## STATED PROBLEM:
Using the data beneath, show every line that includes the word "with".

## SUPPLIED MATERIAL:
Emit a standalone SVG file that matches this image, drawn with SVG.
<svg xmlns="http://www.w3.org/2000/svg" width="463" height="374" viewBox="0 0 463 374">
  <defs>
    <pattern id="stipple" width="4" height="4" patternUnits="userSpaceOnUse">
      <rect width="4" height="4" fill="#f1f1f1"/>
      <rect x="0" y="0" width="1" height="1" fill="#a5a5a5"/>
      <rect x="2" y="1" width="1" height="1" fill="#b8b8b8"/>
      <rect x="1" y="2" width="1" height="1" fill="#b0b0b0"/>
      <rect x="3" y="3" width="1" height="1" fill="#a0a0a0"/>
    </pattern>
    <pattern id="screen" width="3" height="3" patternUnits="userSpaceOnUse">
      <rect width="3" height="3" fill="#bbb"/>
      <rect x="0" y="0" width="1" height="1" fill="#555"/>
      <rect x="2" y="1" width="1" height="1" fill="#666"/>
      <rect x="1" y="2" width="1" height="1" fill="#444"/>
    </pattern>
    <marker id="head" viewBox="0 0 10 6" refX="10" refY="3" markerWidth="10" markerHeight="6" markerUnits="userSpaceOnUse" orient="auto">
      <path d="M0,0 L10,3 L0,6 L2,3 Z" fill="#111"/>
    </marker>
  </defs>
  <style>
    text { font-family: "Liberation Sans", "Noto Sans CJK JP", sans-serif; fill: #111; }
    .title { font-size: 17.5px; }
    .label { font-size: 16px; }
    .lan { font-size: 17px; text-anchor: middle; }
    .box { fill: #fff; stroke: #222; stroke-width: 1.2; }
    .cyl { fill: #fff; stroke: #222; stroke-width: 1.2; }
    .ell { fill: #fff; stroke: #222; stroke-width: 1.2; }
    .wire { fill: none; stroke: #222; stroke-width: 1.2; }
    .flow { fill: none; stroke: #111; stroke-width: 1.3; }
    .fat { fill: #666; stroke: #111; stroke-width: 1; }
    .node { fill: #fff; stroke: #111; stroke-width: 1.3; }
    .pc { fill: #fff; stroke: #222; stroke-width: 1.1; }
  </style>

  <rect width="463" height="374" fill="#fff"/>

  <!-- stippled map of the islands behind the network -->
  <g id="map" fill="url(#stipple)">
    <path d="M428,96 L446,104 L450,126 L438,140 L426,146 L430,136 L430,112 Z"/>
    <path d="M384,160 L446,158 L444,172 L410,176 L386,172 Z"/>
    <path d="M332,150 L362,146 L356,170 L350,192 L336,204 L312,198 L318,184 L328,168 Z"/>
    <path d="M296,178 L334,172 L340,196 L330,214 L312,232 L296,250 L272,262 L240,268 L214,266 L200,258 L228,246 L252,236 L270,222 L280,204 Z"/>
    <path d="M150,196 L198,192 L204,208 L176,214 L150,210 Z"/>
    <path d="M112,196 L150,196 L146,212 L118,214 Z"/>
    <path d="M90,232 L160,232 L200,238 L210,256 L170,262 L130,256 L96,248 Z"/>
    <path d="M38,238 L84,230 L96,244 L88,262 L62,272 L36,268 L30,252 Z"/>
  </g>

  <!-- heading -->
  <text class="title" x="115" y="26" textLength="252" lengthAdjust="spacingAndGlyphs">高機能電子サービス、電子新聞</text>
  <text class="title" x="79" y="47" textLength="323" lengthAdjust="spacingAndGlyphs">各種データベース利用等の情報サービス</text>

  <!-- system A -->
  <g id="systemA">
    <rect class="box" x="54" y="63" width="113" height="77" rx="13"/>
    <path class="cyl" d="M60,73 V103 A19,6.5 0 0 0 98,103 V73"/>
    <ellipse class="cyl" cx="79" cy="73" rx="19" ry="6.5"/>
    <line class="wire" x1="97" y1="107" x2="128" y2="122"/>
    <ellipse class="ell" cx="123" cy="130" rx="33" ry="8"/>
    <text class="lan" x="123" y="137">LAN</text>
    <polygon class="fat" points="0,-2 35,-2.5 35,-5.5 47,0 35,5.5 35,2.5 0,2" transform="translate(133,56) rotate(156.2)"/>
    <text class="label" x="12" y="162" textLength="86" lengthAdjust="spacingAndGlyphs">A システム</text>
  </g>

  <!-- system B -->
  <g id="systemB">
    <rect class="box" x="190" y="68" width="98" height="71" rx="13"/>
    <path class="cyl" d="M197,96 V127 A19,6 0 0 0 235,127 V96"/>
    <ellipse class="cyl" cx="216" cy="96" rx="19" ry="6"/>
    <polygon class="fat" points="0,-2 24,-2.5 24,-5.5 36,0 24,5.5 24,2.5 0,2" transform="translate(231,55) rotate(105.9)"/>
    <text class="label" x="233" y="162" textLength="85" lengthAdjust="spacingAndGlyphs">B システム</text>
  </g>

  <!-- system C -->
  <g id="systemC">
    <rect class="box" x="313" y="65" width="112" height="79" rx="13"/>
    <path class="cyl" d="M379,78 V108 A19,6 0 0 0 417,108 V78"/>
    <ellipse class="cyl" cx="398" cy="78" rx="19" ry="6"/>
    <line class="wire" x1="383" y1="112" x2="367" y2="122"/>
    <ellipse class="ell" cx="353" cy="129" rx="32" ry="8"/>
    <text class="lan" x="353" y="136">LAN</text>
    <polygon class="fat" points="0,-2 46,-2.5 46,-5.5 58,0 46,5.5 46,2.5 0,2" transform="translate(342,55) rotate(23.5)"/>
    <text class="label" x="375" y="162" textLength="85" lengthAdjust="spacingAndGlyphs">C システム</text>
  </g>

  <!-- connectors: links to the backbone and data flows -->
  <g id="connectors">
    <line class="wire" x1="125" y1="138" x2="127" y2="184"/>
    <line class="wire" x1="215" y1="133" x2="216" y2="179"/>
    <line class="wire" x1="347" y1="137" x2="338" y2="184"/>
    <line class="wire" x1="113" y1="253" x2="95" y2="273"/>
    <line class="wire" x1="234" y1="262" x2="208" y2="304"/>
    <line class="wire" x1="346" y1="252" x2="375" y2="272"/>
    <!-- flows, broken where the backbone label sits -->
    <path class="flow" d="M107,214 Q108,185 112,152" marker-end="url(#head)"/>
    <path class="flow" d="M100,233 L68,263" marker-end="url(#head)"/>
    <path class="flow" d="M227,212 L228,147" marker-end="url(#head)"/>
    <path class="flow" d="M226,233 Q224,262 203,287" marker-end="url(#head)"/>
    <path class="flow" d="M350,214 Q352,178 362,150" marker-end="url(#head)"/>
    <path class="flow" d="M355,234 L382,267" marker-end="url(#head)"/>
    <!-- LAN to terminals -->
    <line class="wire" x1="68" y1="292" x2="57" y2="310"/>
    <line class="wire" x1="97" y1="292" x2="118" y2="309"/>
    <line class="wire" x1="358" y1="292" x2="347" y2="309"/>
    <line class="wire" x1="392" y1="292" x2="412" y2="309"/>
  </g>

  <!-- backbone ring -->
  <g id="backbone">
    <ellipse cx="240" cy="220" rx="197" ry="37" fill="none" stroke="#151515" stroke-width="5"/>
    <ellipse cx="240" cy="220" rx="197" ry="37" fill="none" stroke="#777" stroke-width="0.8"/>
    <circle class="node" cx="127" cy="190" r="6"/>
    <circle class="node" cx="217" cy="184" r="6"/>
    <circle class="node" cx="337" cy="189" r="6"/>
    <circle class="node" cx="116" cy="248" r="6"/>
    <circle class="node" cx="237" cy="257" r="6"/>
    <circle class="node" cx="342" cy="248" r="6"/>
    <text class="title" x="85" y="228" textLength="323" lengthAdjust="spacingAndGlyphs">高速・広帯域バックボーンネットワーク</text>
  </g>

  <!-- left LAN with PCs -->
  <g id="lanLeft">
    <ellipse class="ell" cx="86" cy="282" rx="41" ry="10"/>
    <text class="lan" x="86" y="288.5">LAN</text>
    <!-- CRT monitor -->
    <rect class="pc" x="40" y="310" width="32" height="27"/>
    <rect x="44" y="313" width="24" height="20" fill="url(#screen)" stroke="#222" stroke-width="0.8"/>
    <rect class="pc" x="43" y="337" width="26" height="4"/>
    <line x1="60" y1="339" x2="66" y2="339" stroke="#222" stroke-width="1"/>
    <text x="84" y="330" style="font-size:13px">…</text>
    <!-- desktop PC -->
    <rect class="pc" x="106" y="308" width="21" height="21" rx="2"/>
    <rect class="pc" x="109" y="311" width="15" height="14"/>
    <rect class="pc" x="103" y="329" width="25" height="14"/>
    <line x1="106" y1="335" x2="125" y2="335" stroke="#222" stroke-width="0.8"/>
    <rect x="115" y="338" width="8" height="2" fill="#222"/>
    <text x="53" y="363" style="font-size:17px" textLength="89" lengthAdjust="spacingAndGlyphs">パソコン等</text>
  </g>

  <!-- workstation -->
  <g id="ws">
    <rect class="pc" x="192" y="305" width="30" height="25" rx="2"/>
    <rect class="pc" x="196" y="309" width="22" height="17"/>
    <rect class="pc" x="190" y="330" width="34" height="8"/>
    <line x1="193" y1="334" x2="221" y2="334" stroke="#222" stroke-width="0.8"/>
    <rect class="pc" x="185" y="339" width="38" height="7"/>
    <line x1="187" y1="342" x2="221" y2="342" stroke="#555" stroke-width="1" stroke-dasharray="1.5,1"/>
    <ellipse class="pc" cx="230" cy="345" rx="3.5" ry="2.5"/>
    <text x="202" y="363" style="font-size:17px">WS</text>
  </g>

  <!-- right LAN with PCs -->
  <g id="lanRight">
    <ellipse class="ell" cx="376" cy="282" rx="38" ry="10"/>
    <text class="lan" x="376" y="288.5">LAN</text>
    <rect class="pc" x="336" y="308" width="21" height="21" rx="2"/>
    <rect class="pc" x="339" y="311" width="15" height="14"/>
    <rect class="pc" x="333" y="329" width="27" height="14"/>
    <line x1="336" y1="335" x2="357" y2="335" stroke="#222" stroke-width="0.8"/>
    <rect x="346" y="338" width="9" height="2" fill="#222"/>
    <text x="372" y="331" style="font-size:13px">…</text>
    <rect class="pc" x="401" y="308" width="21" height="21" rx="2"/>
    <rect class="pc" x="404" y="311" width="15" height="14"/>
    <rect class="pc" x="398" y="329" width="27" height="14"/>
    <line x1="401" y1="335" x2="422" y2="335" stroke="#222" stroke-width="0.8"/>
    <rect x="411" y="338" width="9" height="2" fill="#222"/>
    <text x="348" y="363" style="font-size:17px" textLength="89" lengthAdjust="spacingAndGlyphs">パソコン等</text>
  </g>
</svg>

## WRITTEN SOLUTION:
Emit a standalone SVG file that matches this image, drawn with SVG.
  <!-- left LAN with PCs -->
  <!-- right LAN with PCs -->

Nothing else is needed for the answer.